In January we published our State of the North economic report, an annual exercise that makes this journalist turned public-sector CEO’s palms sweat because I’m never quite sure what the political fallout might be.
This year was particularly so as the report, which is independently researched by our partners at MNP, included new data and forecasts on the changing nature of the rural economy.
The report could be summed up by saying the next industrial revolution that’s forecast as coming soon to a rural community near you is well underway and has been for many years.
At the top of the report, the short-term forecast for the region is flat – that’s because the steep downturn in the forestry sector and middling development in other areas is offsetting the explosive contributions the energy sector will make to our region in the years ahead.
In fact, it was startling to see how critical LNG Canada, Coastal GasLink and Site C are to our near-term regional economic health.
More interesting yet is how employment in B.C.’s natural resource sectors has changed over the past 20 years, and what the demographic forecast for the north looks like in the next 20.
The data shows that employment attributable to natural resources in B.C. has been on a steady decline since 1997, and today the high-tech sector employs slightly more people in B.C. than all the natural resource sectors combined.
That said, our natural resource industries still contribute significantly more to provincial GDP than the high-tech sector does.
It’s worth pointing out that these sectors are just statistical identifiers and are not mutually exclusive: there are many high-tech jobs in B.C. that support natural resource industries, and vice versa.
Now, combine that data with what we know anecdotally is going on in B.C. and you can identify some interesting trends:
1) The data indicates that urban areas such as Metro Vancouver are diversifying faster and becoming responsible for an increasing share of provincial employment.
2) Natural resource industries in B.C. are among the most technologically advanced sectors we have. The decline in their employment numbers is because these industries have been adopting new technologies, such as automation, to remain competitive.
This means that mines, mills and gas plants typically employ fewer people than they once did as labour-intensive jobs disappear, but they now need to find more skilled employees for tech-enabled jobs.
This is a good-news story in that it demonstrates how innovative heavy industry in B.C. has been over the past two decades.
The challenge lies in how our rural communities position themselves to adapt to this new reality.
Regional centres such as Prince George, Kamloops, Nanaimo and others likely stand to do well in the decades ahead thanks to population sizes, sector diversity, housing adequacy, amenities and services such as health care and education.
But smaller communities may find it challenging to maintain population, services and quality of life for residents without a vision and plan to adapt to the future. The report’s data shows rural areas increasingly account for a smaller share of B.C.’s residents.
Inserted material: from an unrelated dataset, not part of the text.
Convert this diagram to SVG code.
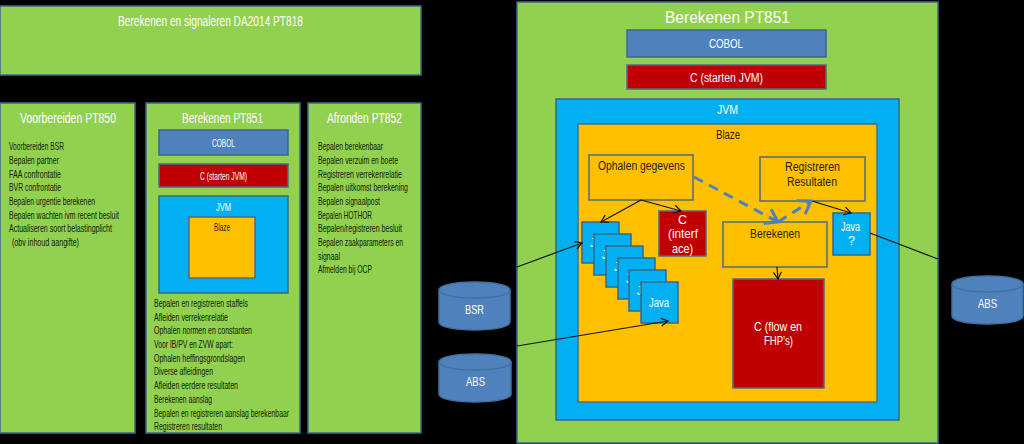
<svg xmlns="http://www.w3.org/2000/svg" width="1024" height="444" viewBox="0 0 1024 444">
<style>
text{font-family:"Liberation Sans",Arial,sans-serif}
.g{fill:#92d050;stroke:#3a6a8c;stroke-width:1.5}
.b{fill:#4f81bd;stroke:#3b6492;stroke-width:1.5}
.r{fill:#c00000;stroke:#4f6a84;stroke-width:1.5}
.j{fill:#00b0f0;stroke:#35658f;stroke-width:1.5}
.o{fill:#ffc000;stroke:#4f6a84;stroke-width:1.5}
.w{fill:#fff}.k{fill:#102000}.d{fill:#2a2000}
.t1{font-size:15px}.t2{font-size:10.5px}.t3{font-size:12.500px}
.ln{fill:none;stroke:#111;stroke-width:1.2}
.ds{fill:none;stroke:#4f81bd;stroke-width:3;stroke-dasharray:10 7}
.cy{fill:#4f81bd;stroke:#41719c;stroke-width:1.5}
</style>
<defs>
<marker id="a" markerWidth="10" markerHeight="10" refX="8" refY="5" orient="auto" markerUnits="userSpaceOnUse"><path d="M1 1L8 5L1 9" fill="none" stroke="#111" stroke-width="1.2"/></marker>
<marker id="ab" markerWidth="20" markerHeight="20" refX="14" refY="10" orient="auto" markerUnits="userSpaceOnUse"><path d="M2 2L14 10L2 18" fill="none" stroke="#4f81bd" stroke-width="3"/></marker>
</defs>
<rect width="1024" height="444" fill="#000"/>
<g id="top"><rect class="g" x="0" y="6" width="421" height="69"/><text class="w t1" x="118" y="25.500" textLength="185" lengthAdjust="spacingAndGlyphs">Berekenen en signaleren DA2014 PT818</text></g>
<g id="pt850"><rect class="g" x="0" y="103" width="135" height="330"/><text class="w t1" x="20" y="122.500" textLength="96" lengthAdjust="spacingAndGlyphs">Voorbereiden PT850</text>
<g class="k t2">
<text x="9" y="150" textLength="55" lengthAdjust="spacingAndGlyphs">Voorbereiden BSR</text>
<text x="9" y="164" textLength="50" lengthAdjust="spacingAndGlyphs">Bepalen partner</text>
<text x="9" y="178" textLength="52" lengthAdjust="spacingAndGlyphs">FAA confrontatie</text>
<text x="9" y="191" textLength="52" lengthAdjust="spacingAndGlyphs">BVR confrontatie</text>
<text x="9" y="205" textLength="86" lengthAdjust="spacingAndGlyphs">Bepalen urgentie berekenen</text>
<text x="9" y="219" textLength="110" lengthAdjust="spacingAndGlyphs">Bepalen wachten ivm recent besluit</text>
<text x="9" y="232" textLength="103" lengthAdjust="spacingAndGlyphs">Actualiseren soort belastingplicht</text>
<text x="12" y="246" textLength="67" lengthAdjust="spacingAndGlyphs">(obv inhoud aangifte)</text>
</g></g>
<g id="pt851small"><rect class="g" x="146" y="103" width="154" height="330"/><text class="w t1" x="182" y="122.500" textLength="81" lengthAdjust="spacingAndGlyphs">Berekenen PT851</text>
<rect class="b" x="159" y="130" width="129" height="25"/><text class="w t2" x="212" y="147" textLength="23" lengthAdjust="spacingAndGlyphs">COBOL</text>
<rect class="r" x="159" y="164" width="129" height="23"/><text class="w t2" x="200" y="180" textLength="47" lengthAdjust="spacingAndGlyphs">C (starten JVM)</text>
<rect class="j" x="159" y="196" width="129" height="97"/><text class="w t2" x="216" y="211" textLength="15" lengthAdjust="spacingAndGlyphs">JVM</text>
<rect class="o" x="189" y="217" width="66" height="61"/><text class="d t2" x="214" y="231" textLength="16" lengthAdjust="spacingAndGlyphs">Blaze</text>
<g class="k t2">
<text x="154" y="307" textLength="94" lengthAdjust="spacingAndGlyphs">Bepalen en registreren staffels</text>
<text x="154" y="321" textLength="74" lengthAdjust="spacingAndGlyphs">Afleiden verrekenrelatie</text>
<text x="154" y="334" textLength="98" lengthAdjust="spacingAndGlyphs">Ophalen normen en constanten</text>
<text x="154" y="348" textLength="79" lengthAdjust="spacingAndGlyphs">Voor IB/PV en ZVW apart:</text>
<text x="154" y="362" textLength="91" lengthAdjust="spacingAndGlyphs">Ophalen heffingsgrondslagen</text>
<text x="154" y="375" textLength="59" lengthAdjust="spacingAndGlyphs">Diverse afleidingen</text>
<text x="154" y="389" textLength="84" lengthAdjust="spacingAndGlyphs">Afleiden eerdere resultaten</text>
<text x="154" y="403" textLength="58" lengthAdjust="spacingAndGlyphs">Berekenen aanslag</text>
<text x="154" y="417" textLength="135" lengthAdjust="spacingAndGlyphs">Bepalen en registreren aanslag berekenbaar</text>
<text x="154" y="430" textLength="68" lengthAdjust="spacingAndGlyphs">Registreren resultaten</text>
</g></g>
<g id="pt852"><rect class="g" x="308" y="103" width="113" height="330"/><text class="w t1" x="327" y="122.500" textLength="75" lengthAdjust="spacingAndGlyphs">Afronden PT852</text>
<g class="k t2">
<text x="318" y="150" textLength="65" lengthAdjust="spacingAndGlyphs">Bepalen berekenbaar</text>
<text x="318" y="164" textLength="80" lengthAdjust="spacingAndGlyphs">Bepalen verzuim en boete</text>
<text x="318" y="178" textLength="84" lengthAdjust="spacingAndGlyphs">Registreren verrekenrelatie</text>
<text x="318" y="191" textLength="90" lengthAdjust="spacingAndGlyphs">Bepalen uitkomst berekening</text>
<text x="318" y="205" textLength="62" lengthAdjust="spacingAndGlyphs">Bepalen signaalpost</text>
<text x="318" y="219" textLength="54" lengthAdjust="spacingAndGlyphs">Bepalen HOTHOR</text>
<text x="318" y="232" textLength="84" lengthAdjust="spacingAndGlyphs">Bepalen/registreren besluit</text>
<text x="318" y="246" textLength="85" lengthAdjust="spacingAndGlyphs">Bepalen zaakparameters en</text>
<text x="318" y="260" textLength="22" lengthAdjust="spacingAndGlyphs">signaal</text>
<text x="318" y="273" textLength="54" lengthAdjust="spacingAndGlyphs">Afmelden bij OCP</text>
</g></g>
<g id="pt851large"><rect class="g" x="517" y="2" width="421" height="441"/><text class="w" font-size="16.500" x="665" y="23" textLength="125" lengthAdjust="spacingAndGlyphs">Berekenen PT851</text></g>
<g id="cobol"><rect class="b" x="627" y="30" width="199" height="27"/><text class="w t3" x="709" y="48" textLength="34" lengthAdjust="spacingAndGlyphs">COBOL</text></g>
<g id="cjvm"><rect class="r" x="627" y="65" width="199" height="24"/><text class="w t3" x="690" y="82" textLength="73" lengthAdjust="spacingAndGlyphs">C (starten JVM)</text></g>
<g id="jvm"><rect class="j" x="556" y="99" width="343" height="321"/><text class="w t3" x="717" y="114" textLength="21" lengthAdjust="spacingAndGlyphs">JVM</text></g>
<g id="blaze"><rect class="o" x="578" y="124" width="299" height="278"/><text class="d t3" x="716" y="139" textLength="24" lengthAdjust="spacingAndGlyphs">Blaze</text></g>
<g id="ophalen"><rect class="o" x="589" y="155" width="104" height="45"/><text class="d t3" x="598" y="170" textLength="87" lengthAdjust="spacingAndGlyphs">Ophalen gegevens</text></g>
<g id="registreren"><rect class="o" x="760" y="157" width="105" height="44"/><text class="d t3" x="785" y="171" textLength="55" lengthAdjust="spacingAndGlyphs">Registreren</text><text class="d t3" x="787" y="186" textLength="50" lengthAdjust="spacingAndGlyphs">Resultaten</text></g>
<g id="cinterface"><rect class="r" x="659" y="211" width="47" height="45"/><g class="w t3"><text x="678" y="224">C</text><text x="668" y="238" textLength="30" lengthAdjust="spacingAndGlyphs">(interf</text><text x="672" y="253" textLength="21" lengthAdjust="spacingAndGlyphs">ace)</text></g></g>
<g id="berekenen"><rect class="o" x="723" y="222" width="104" height="45"/><text class="d t3" x="750" y="238" textLength="50" lengthAdjust="spacingAndGlyphs">Berekenen</text></g>
<g id="cflow"><rect class="r" x="733" y="279" width="91" height="109"/><text class="w t3" x="754" y="331" textLength="48" lengthAdjust="spacingAndGlyphs">C (flow en</text><text class="w t3" x="764" y="345" textLength="29" lengthAdjust="spacingAndGlyphs">FHP’s)</text></g>
<g id="javaq"><rect class="j" x="833" y="213" width="37" height="42"/><text class="w t3" x="841" y="231" textLength="19" lengthAdjust="spacingAndGlyphs">Java</text><text class="w t3" x="848" y="245">?</text></g>
<g id="java1"><rect class="j" x="582" y="222" width="37" height="41"/><text class="w t3" x="590" y="247" textLength="20" lengthAdjust="spacingAndGlyphs">Java</text></g>
<g id="java2"><rect class="j" x="594" y="234" width="37" height="41"/><text class="w t3" x="602" y="259" textLength="20" lengthAdjust="spacingAndGlyphs">Java</text></g>
<g id="java3"><rect class="j" x="606" y="246" width="37" height="41"/><text class="w t3" x="614" y="271" textLength="20" lengthAdjust="spacingAndGlyphs">Java</text></g>
<g id="java4"><rect class="j" x="618" y="258" width="37" height="41"/><text class="w t3" x="626" y="283" textLength="20" lengthAdjust="spacingAndGlyphs">Java</text></g>
<g id="java5"><rect class="j" x="629" y="270" width="37" height="41"/><text class="w t3" x="637" y="295" textLength="20" lengthAdjust="spacingAndGlyphs">Java</text></g>
<g id="java6"><rect class="j" x="641" y="282" width="37" height="41"/><text class="w t3" x="649" y="307" textLength="20" lengthAdjust="spacingAndGlyphs">Java</text></g>
<g id="bsr"><path class="cy" d="M439 290C439 285 455 282 474.500 282C494 282 510 285 510 290V322C510 327 494 330 474.500 330C455 330 439 327 439 322Z"/><path d="M439 290C439 295 455 298 474.500 298C494 298 510 295 510 290" fill="none" stroke="#41719c" stroke-width="1.5"/><text class="w t3" x="465" y="314" textLength="19" lengthAdjust="spacingAndGlyphs">BSR</text></g>
<g id="abs1"><path class="cy" d="M439 362C439 357 455 354 475 354C495 354 511 357 511 362V394C511 399 495 402 475 402C455 402 439 399 439 394Z"/><path d="M439 362C439 367 455 370 475 370C495 370 511 367 511 362" fill="none" stroke="#41719c" stroke-width="1.500"/><text class="w t3" x="466" y="386" textLength="19" lengthAdjust="spacingAndGlyphs">ABS</text></g>
<g id="abs2"><path class="cy" d="M952 284C952 279 968 276 987.500 276C1007 276 1023 279 1023 284V316C1023 321 1007 324 987.500 324C968 324 952 321 952 316Z"/><path d="M952 284C952 289 968 292 987.500 292C1007 292 1023 289 1023 284" fill="none" stroke="#41719c" stroke-width="1.500"/><text class="w t3" x="978" y="308" textLength="19" lengthAdjust="spacingAndGlyphs">ABS</text></g>
<g id="connectors">
<path class="ln" marker-end="url(#a)" d="M641 200L601 222"/>
<path class="ln" marker-end="url(#a)" d="M641 200L681 211"/>
<path class="ln" marker-end="url(#a)" d="M812 201L851 213"/>
<path class="ln" marker-end="url(#a)" d="M777 267L778 279"/>
<path class="ln" marker-end="url(#a)" d="M517 267L582 243"/>
<path class="ln" marker-end="url(#a)" d="M517 346L668 321"/>
<path class="ln" d="M870 233L938 259"/>
<path class="ds" marker-end="url(#ab)" d="M694 177L778 222"/>
<path class="ds" marker-end="url(#ab)" d="M778 222L811 201"/>
</g>
</svg>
Their population will age significantly in the next 20 years, and much of their housing is inadequate or old.
As well, more than a few of our communities continue to operate centred on a large industrial tax base, which makes diversification difficult in a down commodity market as those places struggle to maintain service delivery.
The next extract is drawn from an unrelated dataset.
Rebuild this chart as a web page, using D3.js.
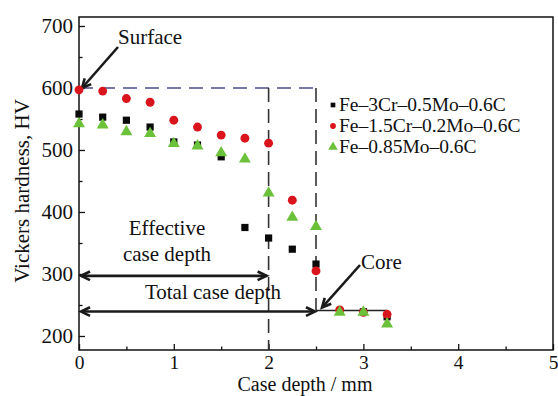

And maintaining those communities is costly, given northern climates and the 20th-century vision with which they were laid out, characterized by extensive infrastructure and low-density neighbourhoods.
Although these trends need to be addressed, it should be pointed out there’s no scapegoat here – the challenge in rural areas I’m describing is common to rural areas across Canada, the U.S. and Europe.
In their 2018 paper Jobs for the Heartland: Place-Based Policies in 21st Century America, Benjamin Austin, Edward Glaeser and Lawrence Summers describe a similar trend in the U.S. eastern heartland as “economic dislocation caused by deindustrialization.” They note that the mobility of labour and capital between high-wage and low-wage areas in 20th-century America has fallen considerably, and that the country is evolving into “durable islands of wealth and poverty.”
So, what’s the solution?
In short, we need to look at ways to retain our retirees, attract the next-generation workforce and support the development of that workforce through education and training that’s adaptive to knowledge-based and tech-enabled jobs.
Certainly, we need jobs for these people, which is why I continue to support the natural resource industries. I see them as the cornerstone for long-term development and diversification in the north, and it’s clear that future jobs in those industries will be knowledge based.
But we also need to consider more seriously place-based policies we could implement in rural areas, policies common in Europe and the U.S., that catalyze job creation, sustain rural communities and improve the well-being of people who call this part of the province home. •
Joel McKay (joel@northern development.bc.ca) is the chief executive officer of Northern Development Initiative Trust, a non-profit organization that stimulates economic growth throughout northern B.C. He is also a Jack Webster Award-winning journalist and a former Business in Vancouver editor.